DATA LINES
--------

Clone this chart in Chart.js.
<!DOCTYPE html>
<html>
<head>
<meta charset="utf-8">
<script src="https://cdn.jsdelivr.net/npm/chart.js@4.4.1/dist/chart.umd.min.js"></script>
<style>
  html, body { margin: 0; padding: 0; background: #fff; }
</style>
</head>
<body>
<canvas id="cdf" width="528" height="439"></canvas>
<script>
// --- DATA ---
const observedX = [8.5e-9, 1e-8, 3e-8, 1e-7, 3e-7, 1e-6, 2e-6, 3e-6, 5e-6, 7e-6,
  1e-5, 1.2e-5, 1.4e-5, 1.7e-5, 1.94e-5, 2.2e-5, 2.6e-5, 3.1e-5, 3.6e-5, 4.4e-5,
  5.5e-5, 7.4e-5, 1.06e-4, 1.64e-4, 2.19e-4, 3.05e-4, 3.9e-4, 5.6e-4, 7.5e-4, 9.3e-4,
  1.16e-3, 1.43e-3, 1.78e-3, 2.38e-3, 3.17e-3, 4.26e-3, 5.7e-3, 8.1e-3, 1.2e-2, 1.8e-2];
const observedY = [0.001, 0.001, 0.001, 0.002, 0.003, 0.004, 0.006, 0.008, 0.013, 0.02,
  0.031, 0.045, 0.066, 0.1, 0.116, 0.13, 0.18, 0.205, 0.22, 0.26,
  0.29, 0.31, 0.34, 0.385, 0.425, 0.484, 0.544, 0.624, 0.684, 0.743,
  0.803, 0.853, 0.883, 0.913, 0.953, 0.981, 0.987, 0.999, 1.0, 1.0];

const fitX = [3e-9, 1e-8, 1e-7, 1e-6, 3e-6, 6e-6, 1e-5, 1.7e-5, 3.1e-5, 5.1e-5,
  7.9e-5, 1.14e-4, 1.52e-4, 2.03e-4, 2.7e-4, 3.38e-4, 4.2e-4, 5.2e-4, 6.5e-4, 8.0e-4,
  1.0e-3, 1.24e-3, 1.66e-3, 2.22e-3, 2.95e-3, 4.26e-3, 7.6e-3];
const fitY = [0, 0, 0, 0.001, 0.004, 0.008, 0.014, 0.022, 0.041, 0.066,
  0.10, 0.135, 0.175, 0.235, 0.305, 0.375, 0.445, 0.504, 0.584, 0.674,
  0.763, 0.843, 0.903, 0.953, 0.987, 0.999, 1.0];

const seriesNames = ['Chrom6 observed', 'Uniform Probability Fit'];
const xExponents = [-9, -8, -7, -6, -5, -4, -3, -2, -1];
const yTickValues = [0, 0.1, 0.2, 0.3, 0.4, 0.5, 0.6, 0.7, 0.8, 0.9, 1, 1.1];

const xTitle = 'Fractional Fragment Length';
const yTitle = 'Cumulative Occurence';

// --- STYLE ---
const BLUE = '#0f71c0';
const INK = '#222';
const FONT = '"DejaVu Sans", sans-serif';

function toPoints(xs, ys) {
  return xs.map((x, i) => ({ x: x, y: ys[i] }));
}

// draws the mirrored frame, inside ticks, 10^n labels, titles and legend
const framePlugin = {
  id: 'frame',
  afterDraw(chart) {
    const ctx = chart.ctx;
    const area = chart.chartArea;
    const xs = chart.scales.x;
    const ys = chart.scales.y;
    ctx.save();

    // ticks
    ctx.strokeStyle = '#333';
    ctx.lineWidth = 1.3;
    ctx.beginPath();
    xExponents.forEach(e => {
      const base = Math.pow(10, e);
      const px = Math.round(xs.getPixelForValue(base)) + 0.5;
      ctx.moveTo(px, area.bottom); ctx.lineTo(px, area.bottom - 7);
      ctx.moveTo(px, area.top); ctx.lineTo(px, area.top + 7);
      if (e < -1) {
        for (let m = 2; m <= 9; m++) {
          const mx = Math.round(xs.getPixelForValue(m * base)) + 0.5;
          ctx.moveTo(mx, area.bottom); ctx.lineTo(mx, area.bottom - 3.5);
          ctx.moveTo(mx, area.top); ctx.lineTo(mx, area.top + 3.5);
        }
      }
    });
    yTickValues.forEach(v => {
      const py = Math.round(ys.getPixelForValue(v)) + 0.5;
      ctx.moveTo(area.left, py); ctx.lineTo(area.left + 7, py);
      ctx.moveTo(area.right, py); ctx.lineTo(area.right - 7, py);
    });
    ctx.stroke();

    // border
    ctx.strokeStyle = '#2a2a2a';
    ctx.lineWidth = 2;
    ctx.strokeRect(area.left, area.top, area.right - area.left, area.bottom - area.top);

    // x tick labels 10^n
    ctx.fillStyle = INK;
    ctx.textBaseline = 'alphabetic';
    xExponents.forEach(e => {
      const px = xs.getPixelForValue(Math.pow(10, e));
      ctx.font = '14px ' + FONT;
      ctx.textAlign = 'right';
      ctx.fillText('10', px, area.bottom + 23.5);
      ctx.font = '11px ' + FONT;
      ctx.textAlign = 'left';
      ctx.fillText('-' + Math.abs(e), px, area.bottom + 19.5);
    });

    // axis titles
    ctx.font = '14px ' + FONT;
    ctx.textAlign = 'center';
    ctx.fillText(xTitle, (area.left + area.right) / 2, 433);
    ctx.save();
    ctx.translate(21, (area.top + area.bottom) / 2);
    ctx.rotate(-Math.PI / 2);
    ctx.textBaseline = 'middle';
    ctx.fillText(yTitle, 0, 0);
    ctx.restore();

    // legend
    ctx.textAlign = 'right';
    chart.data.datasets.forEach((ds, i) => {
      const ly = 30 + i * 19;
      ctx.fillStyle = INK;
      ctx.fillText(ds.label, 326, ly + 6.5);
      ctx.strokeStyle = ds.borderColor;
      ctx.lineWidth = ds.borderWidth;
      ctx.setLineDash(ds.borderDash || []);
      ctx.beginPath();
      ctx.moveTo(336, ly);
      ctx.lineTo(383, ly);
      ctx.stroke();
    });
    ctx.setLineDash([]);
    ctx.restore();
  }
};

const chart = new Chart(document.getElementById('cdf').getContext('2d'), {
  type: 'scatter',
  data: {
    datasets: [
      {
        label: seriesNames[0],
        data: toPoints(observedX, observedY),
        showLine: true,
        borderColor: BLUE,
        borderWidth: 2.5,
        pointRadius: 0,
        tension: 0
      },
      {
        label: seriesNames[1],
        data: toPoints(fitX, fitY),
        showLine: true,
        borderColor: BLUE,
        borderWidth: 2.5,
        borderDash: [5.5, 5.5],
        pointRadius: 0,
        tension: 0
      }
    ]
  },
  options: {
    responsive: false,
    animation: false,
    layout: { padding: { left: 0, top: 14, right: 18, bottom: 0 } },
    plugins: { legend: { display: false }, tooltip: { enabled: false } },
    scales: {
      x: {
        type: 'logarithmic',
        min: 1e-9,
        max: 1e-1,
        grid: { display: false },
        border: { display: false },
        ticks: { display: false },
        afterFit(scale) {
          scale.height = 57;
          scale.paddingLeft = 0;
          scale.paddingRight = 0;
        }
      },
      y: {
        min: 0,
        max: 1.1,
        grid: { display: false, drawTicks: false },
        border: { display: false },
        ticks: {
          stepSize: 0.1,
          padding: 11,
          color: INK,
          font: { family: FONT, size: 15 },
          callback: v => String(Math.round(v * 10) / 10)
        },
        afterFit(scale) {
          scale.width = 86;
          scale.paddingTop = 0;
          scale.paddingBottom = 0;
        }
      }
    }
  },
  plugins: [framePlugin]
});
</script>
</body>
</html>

--------

WHAT THE TASK ASKS
Restate every line of the data word for word.

TASK SOLUTION
Clone this chart in Chart.js.
<!DOCTYPE html>
<html>
<head>
<meta charset="utf-8">
<script src="https://cdn.jsdelivr.net/npm/chart.js@4.4.1/dist/chart.umd.min.js"></script>
<style>
  html, body { margin: 0; padding: 0; background: #fff; }
</style>
</head>
<body>
<canvas id="cdf" width="528" height="439"></canvas>
<script>
// --- DATA ---
const observedX = [8.5e-9, 1e-8, 3e-8, 1e-7, 3e-7, 1e-6, 2e-6, 3e-6, 5e-6, 7e-6,
  1e-5, 1.2e-5, 1.4e-5, 1.7e-5, 1.94e-5, 2.2e-5, 2.6e-5, 3.1e-5, 3.6e-5, 4.4e-5,
  5.5e-5, 7.4e-5, 1.06e-4, 1.64e-4, 2.19e-4, 3.05e-4, 3.9e-4, 5.6e-4, 7.5e-4, 9.3e-4,
  1.16e-3, 1.43e-3, 1.78e-3, 2.38e-3, 3.17e-3, 4.26e-3, 5.7e-3, 8.1e-3, 1.2e-2, 1.8e-2];
const observedY = [0.001, 0.001, 0.001, 0.002, 0.003, 0.004, 0.006, 0.008, 0.013, 0.02,
  0.031, 0.045, 0.066, 0.1, 0.116, 0.13, 0.18, 0.205, 0.22, 0.26,
  0.29, 0.31, 0.34, 0.385, 0.425, 0.484, 0.544, 0.624, 0.684, 0.743,
  0.803, 0.853, 0.883, 0.913, 0.953, 0.981, 0.987, 0.999, 1.0, 1.0];

const fitX = [3e-9, 1e-8, 1e-7, 1e-6, 3e-6, 6e-6, 1e-5, 1.7e-5, 3.1e-5, 5.1e-5,
  7.9e-5, 1.14e-4, 1.52e-4, 2.03e-4, 2.7e-4, 3.38e-4, 4.2e-4, 5.2e-4, 6.5e-4, 8.0e-4,
  1.0e-3, 1.24e-3, 1.66e-3, 2.22e-3, 2.95e-3, 4.26e-3, 7.6e-3];
const fitY = [0, 0, 0, 0.001, 0.004, 0.008, 0.014, 0.022, 0.041, 0.066,
  0.10, 0.135, 0.175, 0.235, 0.305, 0.375, 0.445, 0.504, 0.584, 0.674,
  0.763, 0.843, 0.903, 0.953, 0.987, 0.999, 1.0];

const seriesNames = ['Chrom6 observed', 'Uniform Probability Fit'];
const xExponents = [-9, -8, -7, -6, -5, -4, -3, -2, -1];
const yTickValues = [0, 0.1, 0.2, 0.3, 0.4, 0.5, 0.6, 0.7, 0.8, 0.9, 1, 1.1];

const xTitle = 'Fractional Fragment Length';
const yTitle = 'Cumulative Occurence';

// --- STYLE ---
const BLUE = '#0f71c0';
const INK = '#222';
const FONT = '"DejaVu Sans", sans-serif';

function toPoints(xs, ys) {
  return xs.map((x, i) => ({ x: x, y: ys[i] }));
}

// draws the mirrored frame, inside ticks, 10^n labels, titles and legend
const framePlugin = {
  id: 'frame',
  afterDraw(chart) {
    const ctx = chart.ctx;
    const area = chart.chartArea;
    const xs = chart.scales.x;
    const ys = chart.scales.y;
    ctx.save();

    // ticks
    ctx.strokeStyle = '#333';
    ctx.lineWidth = 1.3;
    ctx.beginPath();
    xExponents.forEach(e => {
      const base = Math.pow(10, e);
      const px = Math.round(xs.getPixelForValue(base)) + 0.5;
      ctx.moveTo(px, area.bottom); ctx.lineTo(px, area.bottom - 7);
      ctx.moveTo(px, area.top); ctx.lineTo(px, area.top + 7);
      if (e < -1) {
        for (let m = 2; m <= 9; m++) {
          const mx = Math.round(xs.getPixelForValue(m * base)) + 0.5;
          ctx.moveTo(mx, area.bottom); ctx.lineTo(mx, area.bottom - 3.5);
          ctx.moveTo(mx, area.top); ctx.lineTo(mx, area.top + 3.5);
        }
      }
    });
    yTickValues.forEach(v => {
      const py = Math.round(ys.getPixelForValue(v)) + 0.5;
      ctx.moveTo(area.left, py); ctx.lineTo(area.left + 7, py);
      ctx.moveTo(area.right, py); ctx.lineTo(area.right - 7, py);
    });
    ctx.stroke();

    // border
    ctx.strokeStyle = '#2a2a2a';
    ctx.lineWidth = 2;
    ctx.strokeRect(area.left, area.top, area.right - area.left, area.bottom - area.top);

    // x tick labels 10^n
    ctx.fillStyle = INK;
    ctx.textBaseline = 'alphabetic';
    xExponents.forEach(e => {
      const px = xs.getPixelForValue(Math.pow(10, e));
      ctx.font = '14px ' + FONT;
      ctx.textAlign = 'right';
      ctx.fillText('10', px, area.bottom + 23.5);
      ctx.font = '11px ' + FONT;
      ctx.textAlign = 'left';
      ctx.fillText('-' + Math.abs(e), px, area.bottom + 19.5);
    });

    // axis titles
    ctx.font = '14px ' + FONT;
    ctx.textAlign = 'center';
    ctx.fillText(xTitle, (area.left + area.right) / 2, 433);
    ctx.save();
    ctx.translate(21, (area.top + area.bottom) / 2);
    ctx.rotate(-Math.PI / 2);
    ctx.textBaseline = 'middle';
    ctx.fillText(yTitle, 0, 0);
    ctx.restore();

    // legend
    ctx.textAlign = 'right';
    chart.data.datasets.forEach((ds, i) => {
      const ly = 30 + i * 19;
      ctx.fillStyle = INK;
      ctx.fillText(ds.label, 326, ly + 6.5);
      ctx.strokeStyle = ds.borderColor;
      ctx.lineWidth = ds.borderWidth;
      ctx.setLineDash(ds.borderDash || []);
      ctx.beginPath();
      ctx.moveTo(336, ly);
      ctx.lineTo(383, ly);
      ctx.stroke();
    });
    ctx.setLineDash([]);
    ctx.restore();
  }
};

const chart = new Chart(document.getElementById('cdf').getContext('2d'), {
  type: 'scatter',
  data: {
    datasets: [
      {
        label: seriesNames[0],
        data: toPoints(observedX, observedY),
        showLine: true,
        borderColor: BLUE,
        borderWidth: 2.5,
        pointRadius: 0,
        tension: 0
      },
      {
        label: seriesNames[1],
        data: toPoints(fitX, fitY),
        showLine: true,
        borderColor: BLUE,
        borderWidth: 2.5,
        borderDash: [5.5, 5.5],
        pointRadius: 0,
        tension: 0
      }
    ]
  },
  options: {
    responsive: false,
    animation: false,
    layout: { padding: { left: 0, top: 14, right: 18, bottom: 0 } },
    plugins: { legend: { display: false }, tooltip: { enabled: false } },
    scales: {
      x: {
        type: 'logarithmic',
        min: 1e-9,
        max: 1e-1,
        grid: { display: false },
        border: { display: false },
        ticks: { display: false },
        afterFit(scale) {
          scale.height = 57;
          scale.paddingLeft = 0;
          scale.paddingRight = 0;
        }
      },
      y: {
        min: 0,
        max: 1.1,
        grid: { display: false, drawTicks: false },
        border: { display: false },
        ticks: {
          stepSize: 0.1,
          padding: 11,
          color: INK,
          font: { family: FONT, size: 15 },
          callback: v => String(Math.round(v * 10) / 10)
        },
        afterFit(scale) {
          scale.width = 86;
          scale.paddingTop = 0;
          scale.paddingBottom = 0;
        }
      }
    }
  },
  plugins: [framePlugin]
});
</script>
</body>
</html>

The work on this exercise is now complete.